Hello, and welcome to part eight of a four-hundred-thousand-and-six part project that is raping my brain with its ghostly demon mouse-eared phallus. Everyone in the Western world has fond memories of Disney movies, but upon re-watching them, I discovered those memories were lies. Thus enter these monthly columns, in which I watch the ‘classic’ films one by one, in release order. It’s an awful job, but nobody else was going to shed light on the falsehoods Disney has perpetrated for almost a century… So, without further ado, let’s get this show a Mexican triumvirate of taxis on the road with The Three Caballeros…

Who's your favourite Disney character? Mine is 'Donald Du'.
Now I’m not one to complain – especially about Disney – but my first complaint? That I have to watch this movie the Walt Disney Corporation, in all their wisdom, decided that it was not necessary for their audience to see the words on the screen.
(See image.)
(On the left.)
(Next to these words)
(Where the image is, stupid.)
This would be fine, if the first forty days and forty nights (because Disney was a Noah fan. And a Pedophile. And a geriatrophile. And a molester of small pets. And medium sized pets. And also large pets.) of this movie were not CUM SWILLING, FUCK PUNCHING, WHORE STRANGLING, CAT RAPING WORDS ON THE JIZZTITTING SCREEN.
(I should have probably mentioned beforehand ; this column is rated PG, as in Parental neGlect for letting children read this.)
Of course, the missing letters could be blamed on a shitty transfer to DVD. But they can also be blamed on the existence of both Miley Cyrus and Hitler. I for one choose the latter.
After a month of credits, we finally get to start the movie; except it’s not a movie, it’s an image of a large parcel on a table.
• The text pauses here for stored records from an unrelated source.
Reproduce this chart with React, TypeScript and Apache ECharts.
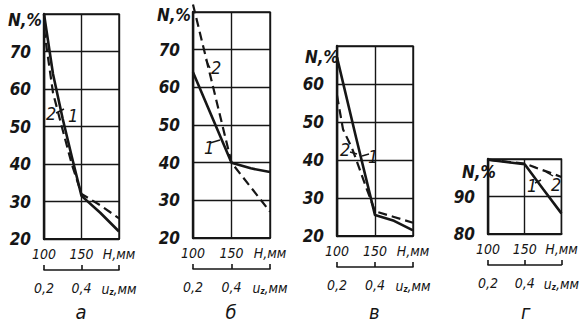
import React, { useEffect, useRef } from "react";
import * as echarts from "echarts";

// H, mm (x values) and N, % readings per panel
const panelA_curve1 = [[100, 80], [112, 64], [125, 52], [137, 42], [150, 31.5], [175, 27], [200, 22]];
const panelA_curve2 = [[100, 76], [112, 59], [125, 49], [137, 40], [150, 32], [175, 29], [200, 25.5]];
const panelB_curve1 = [[100, 64], [125, 52], [150, 40], [175, 38.5], [200, 37.5]];
const panelB_curve2 = [[100, 82], [125, 61], [150, 40], [175, 33.5], [200, 27]];
const panelV_curve1 = [[100, 67], [125, 46], [150, 25.5], [175, 24], [200, 21.5]];
const panelV_curve2 = [[100, 57], [108, 48], [120, 43], [138, 33], [150, 26.5], [175, 25], [200, 23.5]];
const panelG_curve1 = [[100, 99.8], [150, 98.6], [175, 92], [200, 85.5]];
const panelG_curve2 = [[100, 99.8], [150, 98.8], [165, 97.7], [185, 96.3], [200, 95.2]];

const hTicks = ["100", "150", "H,мм"];
const uTicks = ["0,2", "0,4", "u_z"];
const panelLetters = ["а", "б", "в", "г"];
const yRanges = [[20, 80], [20, 80], [20, 70], [80, 100]];

const INK = "#161616";
const FONT = "'Liberation Sans Narrow', 'DejaVu Sans Condensed', sans-serif";

const grids = [
  { left: 44, top: 14, width: 75, height: 225 },
  { left: 193, top: 12, width: 77, height: 226 },
  { left: 337, top: 46, width: 76, height: 190 },
  { left: 488, top: 159, width: 78, height: 75 },
];

const curves = [
  [panelA_curve1, panelA_curve2],
  [panelB_curve1, panelB_curve2],
  [panelV_curve1, panelV_curve2],
  [panelG_curve1, panelG_curve2],
];

export default function App() {
  const ref = useRef<HTMLDivElement>(null);
  useEffect(() => {
    if (!ref.current) return;
    const chart = echarts.init(ref.current, null, { renderer: "svg" });

    const xAxis: any[] = [];
    const yAxis: any[] = [];
    const series: any[] = [];
    const graphic: any[] = [];

    grids.forEach((g, i) => {
      xAxis.push({
        type: "value",
        gridIndex: i,
        min: 100,
        max: 200,
        interval: 50,
        axisLine: { show: true, lineStyle: { color: INK, width: 2.2 } },
        axisTick: { show: false },
        splitLine: { show: true, lineStyle: { color: INK, width: 1.4 } },
        axisLabel: {
          margin: 8,
          color: INK,
          fontFamily: FONT,
          fontStyle: "italic",
          fontSize: 14,
          formatter: (v: number) => hTicks[Math.round((v - 100) / 50)] ?? "",
        },
      });
      xAxis.push({
        type: "value",
        gridIndex: i,
        position: "bottom",
        offset: 31,
        min: 2,
        max: 6,
        interval: 2,
        axisLine: { show: true, lineStyle: { color: INK, width: 1.6 } },
        axisTick: { show: true, inside: true, length: 5, lineStyle: { color: INK, width: 1.6 } },
        splitLine: { show: false },
        axisLabel: {
          margin: 11,
          color: INK,
          fontFamily: FONT,
          fontStyle: "italic",
          fontSize: 14,
          formatter: (v: number) => {
            const t = uTicks[Math.round((v - 2) / 2)] ?? "";
            return t === "u_z" ? "{a|u}{s|z}{a|,мм}" : "{a|" + t + "}";
          },
          rich: {
            a: { fontFamily: FONT, fontStyle: "italic", fontSize: 14, color: INK },
            s: { fontFamily: FONT, fontStyle: "italic", fontWeight: "bold", fontSize: 8, color: INK, padding: [7, 0, 0, 0] },
          },
        },
      });
      const [ymin, ymax] = yRanges[i];
      yAxis.push({
        type: "value",
        gridIndex: i,
        min: ymin,
        max: ymax,
        interval: 10,
        axisLine: { show: true, lineStyle: { color: INK, width: 2.4 } },
        axisTick: { show: false },
        splitLine: { show: true, lineStyle: { color: INK, width: 1.4 } },
        axisLabel: {
          margin: 13,
          color: INK,
          fontFamily: FONT,
          fontStyle: "italic",
          fontWeight: "bold",
          fontSize: 17,
          padding: [6, 0, 0, 0],
          formatter: (v: number) => (v === ymax ? "" : String(v)),
        },
      });
      const [c1, c2] = curves[i];
      series.push({
        type: "line",
        xAxisIndex: i * 2,
        yAxisIndex: i,
        data: c1,
        showSymbol: false,
        clip: false,
        lineStyle: { color: INK, width: 2.6 },
      });
      series.push({
        type: "line",
        xAxisIndex: i * 2,
        yAxisIndex: i,
        data: c2,
        showSymbol: false,
        clip: false,
        lineStyle: { color: INK, width: 2.2, type: [9, 5] },
      });

      graphic.push({
        type: "text",
        left: g.left + g.width / 2 - 6,
        top: 302,
        style: { text: panelLetters[i], font: `italic 20px ${FONT}`, fill: INK },
      });
    });

    const nPos = [
      [8, 11],
      [157, 6],
      [305, 48],
      [462, 163],
    ];
    nPos.forEach(([x, y]) =>
      graphic.push({
        type: "text",
        left: x,
        top: y,
        style: { text: "N,%", font: `italic bold 17px ${FONT}`, fill: INK },
      })
    );

    const notes = [
      ["2", 46, 104],
      ["1", 68, 106],
      ["2", 211, 58],
      ["1", 204, 138],
      ["2", 340, 140],
      ["1", 368, 147],
      ["1", 527, 176],
      ["2", 551, 175],
    ];
    notes.forEach(([t, x, y]) =>
      graphic.push({
        type: "text",
        left: x,
        top: y,
        style: { text: t as string, font: `italic 18px ${FONT}`, fill: INK },
      })
    );
    const leaders = [
      [56, 113, 64, 109],
      [206, 60, 210, 68],
      [210, 143, 220, 140],
      [350, 152, 357, 154],
      [362, 156, 369, 154],
      [535, 183, 541, 180],
      [546, 172, 553, 176],
    ];
    leaders.forEach(([x1, y1, x2, y2]) =>
      graphic.push({
        type: "line",
        shape: { x1, y1, x2, y2 },
        style: { stroke: INK, lineWidth: 1.4 },
      })
    );

    chart.setOption({
      animation: false,
      backgroundColor: "#ffffff",
      grid: grids.map((g) => ({ ...g, show: true, borderColor: INK, borderWidth: 1.4, containLabel: false })),
      xAxis,
      yAxis,
      series,
      graphic,
    });
    return () => chart.dispose();
  }, []);
  return <div ref={ref} style={{ position: "fixed", left: 0, top: 0, width: 582, height: 332 }} />;
}
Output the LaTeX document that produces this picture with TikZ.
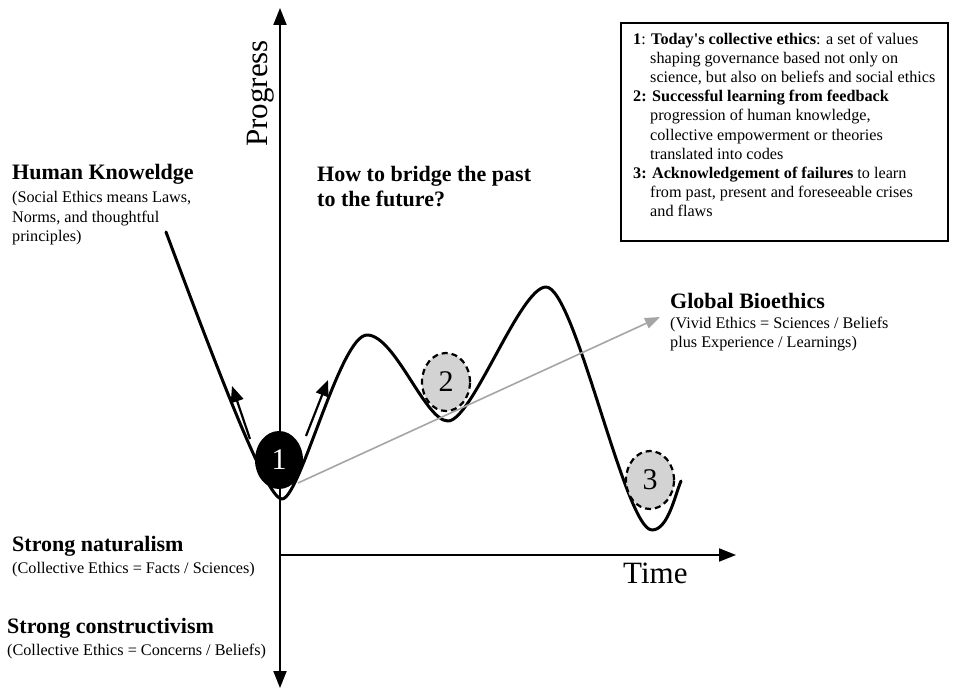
\documentclass[tikz,border=0pt]{standalone}
\usepackage{fontspec}
\setmainfont{Liberation Serif}
\usetikzlibrary{arrows.meta,shapes.geometric}
\newcommand{\stack}[1]{\begin{tabular}[t]{@{}l@{}}#1\end{tabular}}
\begin{document}
\begin{tikzpicture}[x=1pt,y=-1pt,
  body/.style={font=\fontsize{16.2}{19.4}\selectfont, inner sep=0pt, anchor=base west},
  head/.style={font=\fontsize{22}{25}\selectfont\bfseries, inner sep=0pt, anchor=base west},
  axislabel/.style={font=\fontsize{31}{36}\selectfont, inner sep=0pt, anchor=base west},
  axisline/.style={line width=2pt, -{Triangle[length=17pt,width=13pt]}},
  landscape/.style={line width=3pt, line cap=round, line join=round},
  nudge/.style={line width=2.2pt, -{Triangle[length=16pt,width=13pt]}},
  trend/.style={draw={rgb,255:red,165;green,165;blue,165}, line width=1.6pt,
    -{Triangle[length=15pt,width=11pt]}},
  stage/.style={ellipse, minimum width=48pt, minimum height=58pt, inner sep=0pt,
    font=\fontsize{30}{34}\selectfont},
  marked/.style={stage, fill={rgb,255:red,211;green,211;blue,211}, draw=black,
    line width=2.2pt, dash pattern=on 6pt off 4pt},
]
\useasboundingbox (0,0) rectangle (953,692);

% axes
\coordinate (ybot) at (280,688);
\coordinate (ytop) at (280,8);
\coordinate (origin) at (280,555);
\coordinate (xend) at (736,555);
\draw[axisline] (origin) -- (ytop);
\draw[axisline] (origin) -- (ybot);
\draw[axisline] (origin) -- (xend);
\node[axislabel, rotate=90] (progress) at (267,147) {Progress};
\node[axislabel] (time) at (623,583) {Time};

% the landscape of ethics
\coordinate (start) at (166,232);
\coordinate (m1) at (282,499);
\coordinate (p1) at (367,335);
\coordinate (v2) at (448,421);
\coordinate (p2) at (546,287);
\coordinate (v3) at (652,530);
\coordinate (finish) at (681,481);
\draw[landscape] (start) .. controls (229,401) and (268,499) .. (m1)
  .. controls (300,499) and (340,335) .. (p1)
  .. controls (395,335) and (425,421) .. (v2)
  .. controls (472,421) and (520,287) .. (p2)
  .. controls (575,287) and (625,530) .. (v3)
  .. controls (668,530) and (675,495) .. (finish);

% trend towards global bioethics
\coordinate (trendstart) at (298,483);
\coordinate (trendend) at (660,317);
\draw[trend] (trendstart) -- (trendend);

% stages
\node[stage, fill=black, text=white] (s1) at (279,460) {1};
\node[marked] (s2) at (446,382) {2};
\node[marked] (s3) at (650,480) {3};

% small arrows leaving stage 1
\coordinate (lt) at (250,439);
\coordinate (lh) at (232,386);
\coordinate (rt) at (306,436);
\coordinate (rh) at (328,380);
\draw[nudge] (lt) -- (lh);
\draw[nudge] (rt) -- (rh);

% labels
\node[head] (hk) at (12,180) {Human Knoweldge};
\node[body] (hkt) at (12,202.7) {\stack{(Social Ethics means Laws,\\Norms, and thoughtful\\principles)}};

\node[head] (bridge) at (317,181.5) {\stack{How to bridge the past\\to the future?}};

\node[head] (gb) at (670,309) {Global Bioethics};
\node[body] (gbt) at (670,328.5) {\stack{(Vivid Ethics = Sciences / Beliefs\\plus Experience / Learnings)}};

\node[head] (sn) at (12,551.5) {Strong naturalism};
\node[body] (snt) at (12,573) {(Collective Ethics = Facts / Sciences)};
\node[head] (sc) at (7,633) {Strong constructivism};
\node[body] (sct) at (7,655) {(Collective Ethics = Concerns / Beliefs)};

% legend
\node[draw, line width=1.6pt, minimum width=327pt, minimum height=218pt,
  inner sep=0pt, anchor=north west] (legend) at (620,22) {};
\node[body, font=\fontsize{16.2}{19.15}\selectfont] (legendtext) at (633,44.3) {\stack{%
\textbf{1}: \textbf{Today\textquotesingle s collective ethics}: a set of values\\
\hspace*{17pt}shaping governance based not only on\\
\hspace*{17pt}science, but also on beliefs and social ethics\\
\textbf{2: Successful learning from feedback}\\
\hspace*{17pt}progression of human knowledge,\\
\hspace*{17pt}collective empowerment or theories\\
\hspace*{17pt}translated into codes\\
\textbf{3: Acknowledgement of failures} to learn\\
\hspace*{17pt}from past, present and foreseeable crises\\
\hspace*{17pt}and flaws}};
\end{tikzpicture}
\end{document}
This wouldn’t be out of the ordinary, if unintelligible meth-head Donald Du(ck) didn’t turn over the tag on it and read the Mexican Spanish, as if it were his native tongue.
It’s a ‘birthday gift’ from his ‘friends’ in ‘Latin America’.
Did all those words need sarcastic quotation markatations? Probably not; but if I’m to successfully imply that Donald Duck is a mule for the drug cartels it might as well be done sarcastically, because I hate to break the news, but he’s a fictional fucking character, and so any drugs he does successfully import will also be fictional. And for that if nothing else, I’m sure you will concur he is a cunt.
Donald Fuck opens the box to discover three smaller boxes inside. And inside those three boxes are another three boxes. And in those three boxes are another three boxes containing despair, regret and a longing for a swift death.